** Begin COLLECTED MATERIAL **
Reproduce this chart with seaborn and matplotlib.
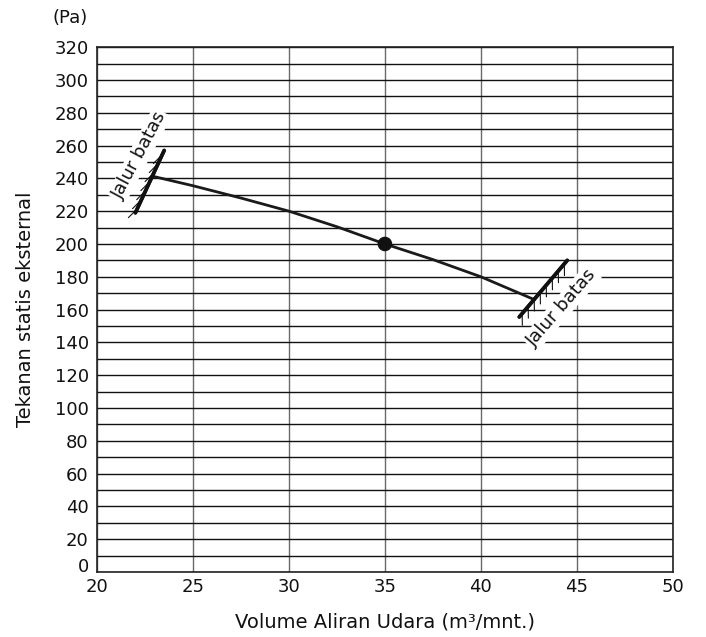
import matplotlib

matplotlib.use("Agg")
import matplotlib.pyplot as plt
import matplotlib.patheffects as pe
import matplotlib.transforms as mtransforms
import pandas as pd
import seaborn as sns

# curve
flow = [23.0, 25.0, 27.5, 30.0, 32.5, 35.0, 37.5, 40.0, 42.8]
pressure = [241.0, 235.5, 228.0, 220.0, 210.5, 200.0, 190.5, 180.0, 166.0]

# rated point
rated_flow = [35.0]
rated_pressure = [200.0]

# limit lines ("Jalur batas")
left_limit_x = [22.0, 23.5]
left_limit_y = [219.0, 257.0]
right_limit_x = [42.0, 44.5]
right_limit_y = [155.5, 190.0]

x_ticks = [20, 25, 30, 35, 40, 45, 50]
y_ticks = list(range(0, 321, 20))
y_minor = list(range(10, 320, 20))

sns.set_style("white")
plt.rcParams["font.family"] = ["DejaVu Sans"]
plt.rcParams["text.color"] = "#111111"
plt.rcParams["axes.labelcolor"] = "#111111"
plt.rcParams["xtick.color"] = "#111111"
plt.rcParams["ytick.color"] = "#111111"

fig = plt.figure(figsize=(7.06, 6.37), dpi=100)
ax = fig.add_axes([0.1374, 0.102, 0.8156, 0.824])

df = pd.DataFrame({"flow": flow, "pressure": pressure})
sns.lineplot(data=df, x="flow", y="pressure", color="#1a1a1a", linewidth=2.0, ax=ax,
             zorder=4)
sns.scatterplot(x=rated_flow, y=rated_pressure, color="#111111", s=110, ax=ax,
                edgecolor="none", zorder=5)

ax.plot(left_limit_x, left_limit_y, color="#111111", linewidth=2.6, zorder=4,
        path_effects=[pe.withTickedStroke(spacing=6.5, angle=160, length=1.4,
                                          linewidth=0.8),
                      pe.Normal()])
ax.plot(right_limit_x, right_limit_y, color="#111111", linewidth=2.6, zorder=4,
        path_effects=[pe.withTickedStroke(spacing=6.5, angle=-139, length=1.3,
                                          linewidth=0.8),
                      pe.Normal()])

box = dict(facecolor="white", edgecolor="none", pad=1.0)
ax.text(22.2, 254, "Jalur batas", rotation=62, ha="center", va="center",
        fontsize=13, bbox=box, zorder=3, rotation_mode="anchor")
ax.text(44.2, 161, "Jalur batas", rotation=49, ha="center", va="center",
        fontsize=13, bbox=box, zorder=3, rotation_mode="anchor")

ax.set_xlim(20, 50)
ax.set_ylim(0, 320)
ax.set_xticks(x_ticks)
ax.set_yticks(y_ticks)
ax.set_yticks(y_minor, minor=True)
ax.grid(axis="y", which="both", color="#111111", linewidth=1.0, zorder=1)
ax.grid(axis="x", which="major", color="#6a6a6a", linewidth=1.0, zorder=1)
ax.set_axisbelow(True)
ax.tick_params(axis="both", which="both", length=0, labelsize=13)
ax.tick_params(axis="x", pad=4)
ax.tick_params(axis="y", pad=6)
for s in ax.spines.values():
    s.set_color("#222222")
    s.set_linewidth(1.2)

# lift the "0" a little, as in the original, so it clears the "20" below
zero_label = ax.get_yticklabels()[0]
zero_label.set_transform(zero_label.get_transform()
                         + mtransforms.ScaledTranslation(0, 5 / 72, fig.dpi_scale_trans))

ax.set_xlabel("Volume Aliran Udara (m³/mnt.)", fontsize=14, labelpad=12)
ax.set_ylabel("Tekanan statis eksternal", fontsize=14, labelpad=14)
fig.text(0.099, 0.972, "(Pa)", ha="center", va="center", fontsize=13)

fig.savefig("out.png", dpi=100)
** End COLLECTED MATERIAL **
• _EXERCISE_: Extract all the data above exactly, excluding every picture.

• _TASK RESULT_:
Reproduce this chart with seaborn and matplotlib.
import matplotlib

matplotlib.use("Agg")
import matplotlib.pyplot as plt
import matplotlib.patheffects as pe
import matplotlib.transforms as mtransforms
import pandas as pd
import seaborn as sns

# curve
flow = [23.0, 25.0, 27.5, 30.0, 32.5, 35.0, 37.5, 40.0, 42.8]
pressure = [241.0, 235.5, 228.0, 220.0, 210.5, 200.0, 190.5, 180.0, 166.0]

# rated point
rated_flow = [35.0]
rated_pressure = [200.0]

# limit lines ("Jalur batas")
left_limit_x = [22.0, 23.5]
left_limit_y = [219.0, 257.0]
right_limit_x = [42.0, 44.5]
right_limit_y = [155.5, 190.0]

x_ticks = [20, 25, 30, 35, 40, 45, 50]
y_ticks = list(range(0, 321, 20))
y_minor = list(range(10, 320, 20))

sns.set_style("white")
plt.rcParams["font.family"] = ["DejaVu Sans"]
plt.rcParams["text.color"] = "#111111"
plt.rcParams["axes.labelcolor"] = "#111111"
plt.rcParams["xtick.color"] = "#111111"
plt.rcParams["ytick.color"] = "#111111"

fig = plt.figure(figsize=(7.06, 6.37), dpi=100)
ax = fig.add_axes([0.1374, 0.102, 0.8156, 0.824])

df = pd.DataFrame({"flow": flow, "pressure": pressure})
sns.lineplot(data=df, x="flow", y="pressure", color="#1a1a1a", linewidth=2.0, ax=ax,
             zorder=4)
sns.scatterplot(x=rated_flow, y=rated_pressure, color="#111111", s=110, ax=ax,
                edgecolor="none", zorder=5)

ax.plot(left_limit_x, left_limit_y, color="#111111", linewidth=2.6, zorder=4,
        path_effects=[pe.withTickedStroke(spacing=6.5, angle=160, length=1.4,
                                          linewidth=0.8),
                      pe.Normal()])
ax.plot(right_limit_x, right_limit_y, color="#111111", linewidth=2.6, zorder=4,
        path_effects=[pe.withTickedStroke(spacing=6.5, angle=-139, length=1.3,
                                          linewidth=0.8),
                      pe.Normal()])

box = dict(facecolor="white", edgecolor="none", pad=1.0)
ax.text(22.2, 254, "Jalur batas", rotation=62, ha="center", va="center",
        fontsize=13, bbox=box, zorder=3, rotation_mode="anchor")
ax.text(44.2, 161, "Jalur batas", rotation=49, ha="center", va="center",
        fontsize=13, bbox=box, zorder=3, rotation_mode="anchor")

ax.set_xlim(20, 50)
ax.set_ylim(0, 320)
ax.set_xticks(x_ticks)
ax.set_yticks(y_ticks)
ax.set_yticks(y_minor, minor=True)
ax.grid(axis="y", which="both", color="#111111", linewidth=1.0, zorder=1)
ax.grid(axis="x", which="major", color="#6a6a6a", linewidth=1.0, zorder=1)
ax.set_axisbelow(True)
ax.tick_params(axis="both", which="both", length=0, labelsize=13)
ax.tick_params(axis="x", pad=4)
ax.tick_params(axis="y", pad=6)
for s in ax.spines.values():
    s.set_color("#222222")
    s.set_linewidth(1.2)

# lift the "0" a little, as in the original, so it clears the "20" below
zero_label = ax.get_yticklabels()[0]
zero_label.set_transform(zero_label.get_transform()
                         + mtransforms.ScaledTranslation(0, 5 / 72, fig.dpi_scale_trans))

ax.set_xlabel("Volume Aliran Udara (m³/mnt.)", fontsize=14, labelpad=12)
ax.set_ylabel("Tekanan statis eksternal", fontsize=14, labelpad=14)
fig.text(0.099, 0.972, "(Pa)", ha="center", va="center", fontsize=13)

fig.savefig("out.png", dpi=100)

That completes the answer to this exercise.